Beyond STA, several license exceptions remain available for India-destined dual-use goods. Getting the exception wrong costs more than the license application fee — BIS civil penalties reached $620,000 per violation in January 2026 (31 CFR 501, inflation adjustment).
License Exception LVS (Low Value Shipment) works for many India transactions, but dollar limits vary by ECCN. Categories 3 and 6 items — the ones most likely to need licenses — typically have $0 LVS eligibility, meaning no exception applies regardless of transaction value.
STA (Strategic Trade Authorization): India eligible as STA-1 country — no MT-controlled items, no military end-use.
LVS (Low Value Shipment): Yes, ECCN-specific limits — Categories 3, 4, 6 often excluded.
TMP (Temporary Exports): Yes — must return to US within specified period.
RPL (Servicing and Replacement): Yes — only for previously exported items.
TSR (Technology/Software): Limited — publicly available only.
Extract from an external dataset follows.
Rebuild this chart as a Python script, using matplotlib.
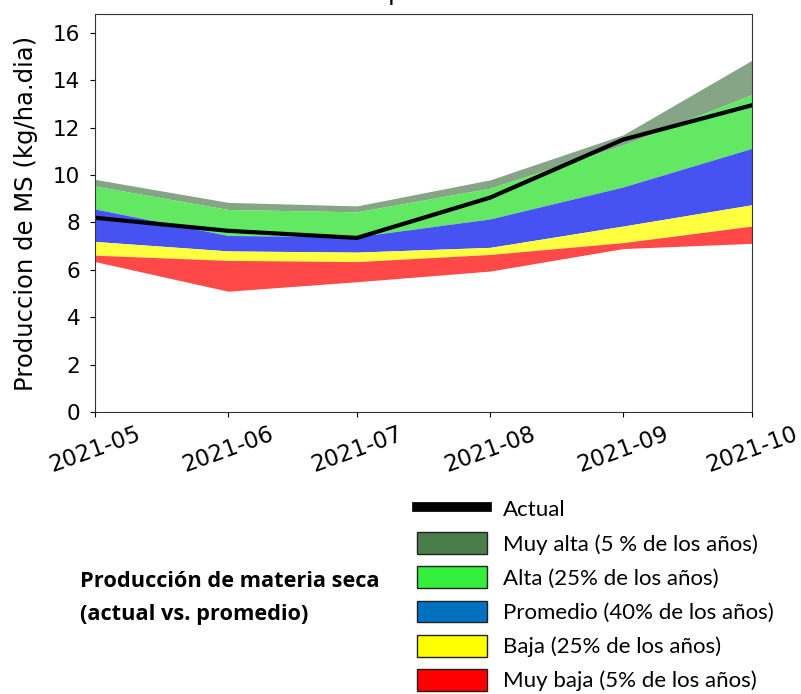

APP (Consumer Application Devices): Yes — mass-market encryption items.
The APP exception matters for companies shipping encrypted consumer electronics — smartphones, laptops, networking gear. India's inclusion in Country Group A:6 expanded APP eligibility, but business-grade encryption products still fall outside APP coverage. We've seen exporters assume their enterprise networking equipment qualifies when it absolutely does not.
What's the License Application Timeline for India?
BIS publishes median processing times quarterly, and India applications track slightly longer than the global average. Q4 2025 data showed 51-day median processing for India-destined controlled items versus 43-day global median (BIS Processing Time Report, January 2026).
The variance gets worse for defense-adjacent applications. Items with potential military applicability — Category 6 sensors, precision navigation equipment, certain advanced materials — showed 78-day median processing. One rejected application followed by resubmission adds 90+ days to your timeline.
For SMB exporters, this creates real cash flow pressure. A $200,000 order sitting in license review for 78 days means capital locked and customer patience tested. Companies that handle this well front-load classification and end-use screening before the purchase order — tools like Lenzo flag military-adjacent end-users during partner onboarding, not after you've committed to production.
FAQ
What happens if I ship dual-use goods to India without required license?
BIS civil penalties reach $620,000 per violation or twice the transaction value, whichever is greater (15 CFR 764.3, January 2026 adjustment). Criminal penalties for willful violations can reach $1 million and 20 years imprisonment. Voluntary self-disclosure typically reduces civil penalties by 50-75%, but doesn't eliminate them.
Does STA-1 status mean India is treated like a NATO ally for exports?
No. STA-1 status provides license exception availability for specified items, but India remains in Country Group A:6 (encryption), Country Group D:2 (nuclear), and outside the closer-aligned groupings that cover NATO members. End-use and end-user controls still apply regardless of STA status.
How do I determine if my product needs a license for India?
Four-step process: (1) Classify the item to determine ECCN, (2) Check Country Chart in Supplement No. 1 to Part 738 for India-specific controls, (3) Screen end-user and end-use against military/proliferation concerns, (4) Evaluate license exception eligibility. Classification alone doesn't determine license requirement — end-use can override exception eligibility.
India's STA-1 status simplified dual-use exports for categories outside defense adjacency, but military end-use controls create complexity that "STA country" status doesn't resolve. Our team sees this pattern repeatedly: exporters assume the classification check is sufficient, skip the end-use analysis, and discover the license requirement after the shipment is staged. Platforms like Descartes, Visual Compliance, and Lenzo aggregate the CCL data with end-user screening, but the four-step determination logic still requires human judgment on military-adjacency questions. Automated systems flag the risks. Someone still needs to make the call.